After the Duchess’s death in 1743, aged 76, Kendal House was opened up as a place of public entertainment. An advertisement in the ‘Daily Advertiser’ of 1750 reads:-

“Kendal House, Isleworth, near Brentford, Middlesex, eight miles from London, will open for breakfast on Monday. The room for dancing is 60 feet long, and all the other rooms elegantly fitted up. The orchestra is allowed to be in the genteelest taste, being housed in an octagon in the Corinthian order. Ladies and gentlemen may divert themselves with fishing, the canal being well stocked with tench, carp and all sorts of fish; near are two wildernesses, with delightful rural walks, and through the garden runs a rapid river, shaded with a pleasant grove of trees, so designed by nature that in the hottest day of summer you are secured from the heat of the sun. Great care will be taken to keep out all disorderly people. There is a man cook and a good larder; all things are as cheap or cheaper than at any place of the kind.”

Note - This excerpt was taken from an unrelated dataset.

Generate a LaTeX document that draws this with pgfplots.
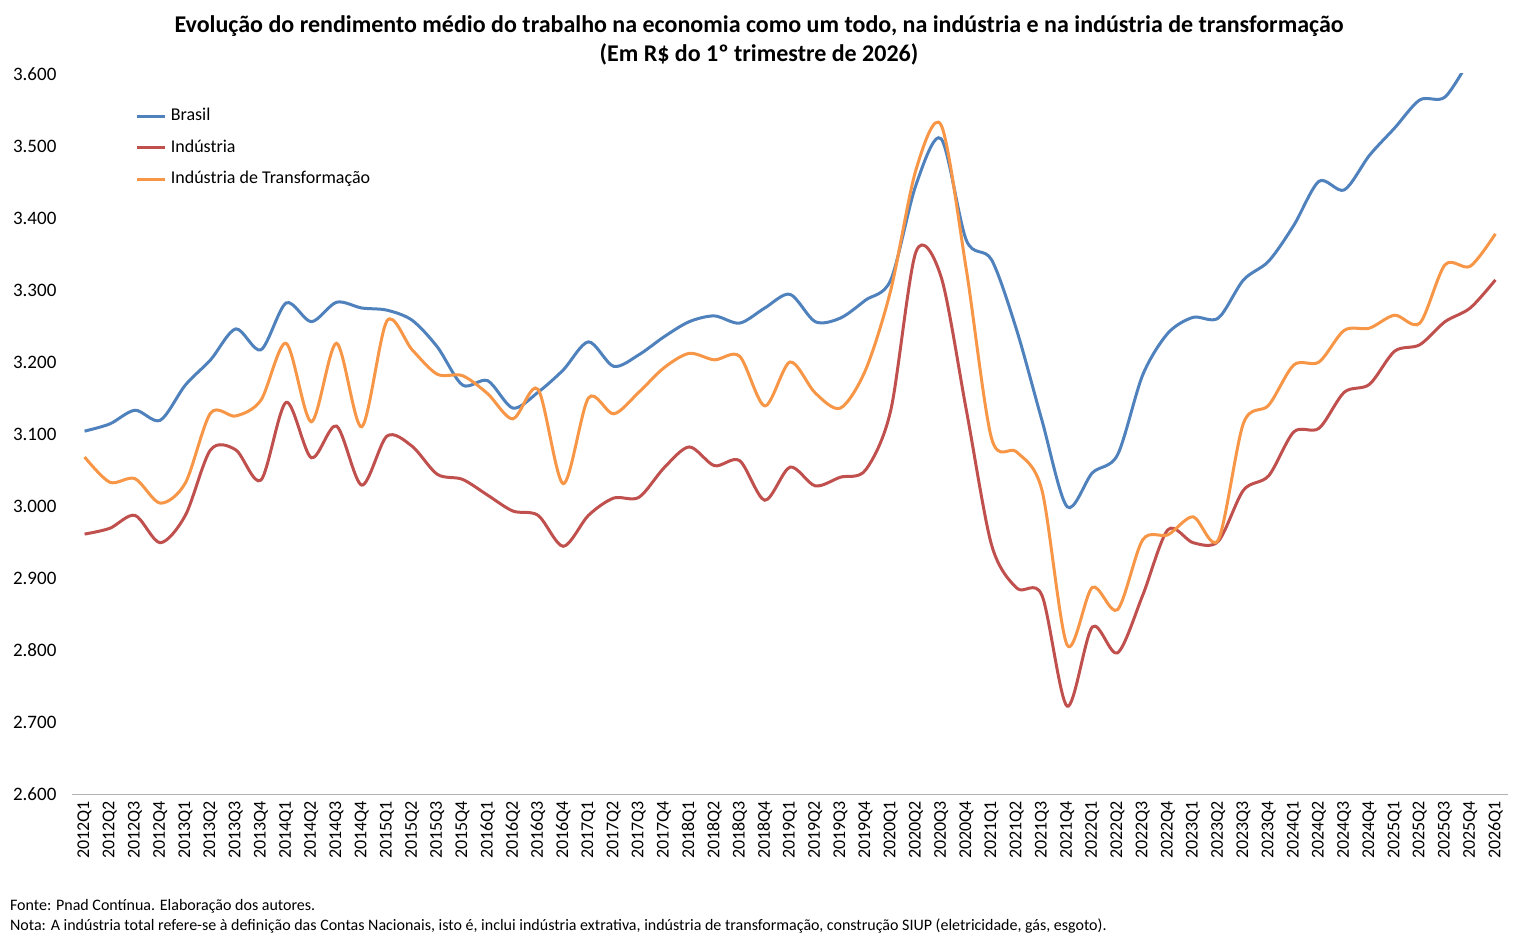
\documentclass[border=0pt]{standalone}
\usepackage{pgfplots}
\pgfplotsset{compat=1.18}
\usepackage{fontspec}
\setmainfont{Carlito}
\definecolor{cb}{HTML}{4F81BD}
\definecolor{cr}{HTML}{C0504D}
\definecolor{co}{HTML}{F79646}
\begin{document}
\begin{tikzpicture}
\path[use as bounding box] (-36pt,-76.5pt) rectangle (723.5pt,397pt);
\begin{axis}[
  at={(0,0)}, anchor=south west,
  scale only axis, width=718pt, height=360pt,
  xmin=-0.5, xmax=56.5, ymin=2600, ymax=3600,
  ytick={2600,2700,...,3600},
  axis y line*=left, y axis line style={draw=none},
  axis x line*=bottom, x axis line style={draw=gray!60},
  ytick style={draw=none}, xtick style={draw=none},
  xtick={0,...,56},
  xticklabels={2012Q1,2012Q2,2012Q3,2012Q4,2013Q1,2013Q2,2013Q3,2013Q4,2014Q1,2014Q2,2014Q3,2014Q4,2015Q1,2015Q2,2015Q3,2015Q4,2016Q1,2016Q2,2016Q3,2016Q4,2017Q1,2017Q2,2017Q3,2017Q4,2018Q1,2018Q2,2018Q3,2018Q4,2019Q1,2019Q2,2019Q3,2019Q4,2020Q1,2020Q2,2020Q3,2020Q4,2021Q1,2021Q2,2021Q3,2021Q4,2022Q1,2022Q2,2022Q3,2022Q4,2023Q1,2023Q2,2023Q3,2023Q4,2024Q1,2024Q2,2024Q3,2024Q4,2025Q1,2025Q2,2025Q3,2025Q4,2026Q1},
  xticklabel style={rotate=90, anchor=east, font=\fontsize{9}{10}\selectfont},
  yticklabel style={anchor=west, xshift=-33pt, font=\fontsize{9.5}{10}\selectfont},
  /pgf/number format/.cd, assume math mode=true, use comma, 1000 sep={.},
  /pgfplots/.cd,
  legend style={at={(0.040,0.964)}, anchor=north west, draw=none, fill=none,
    font=\fontsize{9}{10}\selectfont, row sep=4pt},
  legend cell align=left,
  legend image code/.code={\draw[#1, line width=1.5pt] (0pt,0pt) -- (14pt,0pt);},
  clip=true,
]
\addplot[cb, line width=1.5pt, smooth, tension=0.5] coordinates {
(0,3104)(1,3114)(2,3133)(3,3119)(4,3168)(5,3203)(6,3246)(7,3217)(8,3282)(9,3256)(10,3283)(11,3275)(12,3272)(13,3258)(14,3221)(15,3168)(16,3174)(17,3136)(18,3158)(19,3189)(20,3228)(21,3194)(22,3210)(23,3235)(24,3256)(25,3264)(26,3254)(27,3275)(28,3294)(29,3256)(30,3261)(31,3286)(32,3314)(33,3446)(34,3510)(35,3369)(36,3342)(37,3244)(38,3119)(39,2999)(40,3046)(41,3071)(42,3182)(43,3240)(44,3262)(45,3261)(46,3314)(47,3340)(48,3390)(49,3451)(50,3439)(51,3487)(52,3525)(53,3564)(54,3568)(55,3622)};
\addlegendentry{Brasil}
\addplot[cr, line width=1.5pt, smooth, tension=0.5] coordinates {
(0,2961)(1,2969)(2,2987)(3,2949)(4,2987)(5,3078)(6,3078)(7,3036)(8,3144)(9,3067)(10,3111)(11,3029)(12,3097)(13,3083)(14,3044)(15,3037)(16,3015)(17,2993)(18,2987)(19,2944)(20,2987)(21,3011)(22,3012)(23,3053)(24,3082)(25,3056)(26,3063)(27,3008)(28,3054)(29,3028)(30,3040)(31,3050)(32,3133)(33,3353)(34,3318)(35,3133)(36,2946)(37,2886)(38,2876)(39,2722)(40,2832)(41,2796)(42,2876)(43,2967)(44,2949)(45,2951)(46,3022)(47,3042)(48,3103)(49,3108)(50,3158)(51,3169)(52,3215)(53,3224)(54,3256)(55,3275)(56,3314)};
\addlegendentry{Indústria}
\addplot[co, line width=1.5pt, smooth, tension=0.5] coordinates {
(0,3068)(1,3033)(2,3038)(3,3004)(4,3032)(5,3129)(6,3125)(7,3147)(8,3226)(9,3117)(10,3226)(11,3110)(12,3257)(13,3217)(14,3183)(15,3181)(16,3156)(17,3121)(18,3162)(19,3031)(20,3150)(21,3128)(22,3158)(23,3192)(24,3212)(25,3203)(26,3208)(27,3139)(28,3200)(29,3157)(30,3136)(31,3189)(32,3300)(33,3467)(34,3529)(35,3328)(36,3094)(37,3075)(38,3022)(39,2807)(40,2887)(41,2856)(42,2953)(43,2960)(44,2985)(45,2953)(46,3115)(47,3140)(48,3196)(49,3200)(50,3244)(51,3247)(52,3265)(53,3254)(54,3335)(55,3333)(56,3378)};
\addlegendentry{Indústria de Transformação}
\end{axis}
\node[font=\bfseries\fontsize{12}{14.5}\selectfont, align=center] at (343.5pt,377pt)
  {Evolução do rendimento médio do trabalho na economia como um todo, na indústria e na indústria de transformação\\(Em R\$ do 1º trimestre de 2026)};
\node[anchor=west, font=\fontsize{8}{9}\selectfont] at (-34.5pt,-56pt) {Fonte: Pnad Contínua. Elaboração dos autores.};
\node[anchor=west, font=\fontsize{8}{9}\selectfont] at (-34.5pt,-66pt) {Nota: A indústria total refere-se à definição das Contas Nacionais, isto é, inclui indústria extrativa, indústria de transformação, construção SIUP (eletricidade, gás, esgoto).};
\end{tikzpicture}
\end{document}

In 1753 Kendal House and a similar establishment in Islington called the “New Tunbridge” were celebrated in a song called “Modern Diversions”.

To opera, assemblies, Or else to masquerade, New Tunbridge, or to Kendal House; And this shall be the trade. We’ll sally out to breakfast, And hear the fiddles play; And there we’ll revel, feast and dance. And make a merry day

If all her other titles were not enough, in 1723, Charles VI, Holy Roman Emperor, bestowed upon Melusina the designation Princess of Eberstein. Although she had apparently never married George 1st it was thought that this new title proved that she had married the King in secret. Robert Walpole, the prime minister at the time and the man who really knew ‘what’s what’ said of Melusina that she was “As much the queen of England as anyone was.”


It is thought that the name Melusina (or Melusine) was taken from the fresh water siren or feminine spirit of European legend. The Melusine is usually depicted as a woman who is a serpent or fish much like a mermaid. She is sometimes depicted with wings, two tails or both, and is sometimes referred to as ‘a nixie.’

Interestingly the Starbucks logo is based upon a two tailed Melusine as an early version of their emblem shows.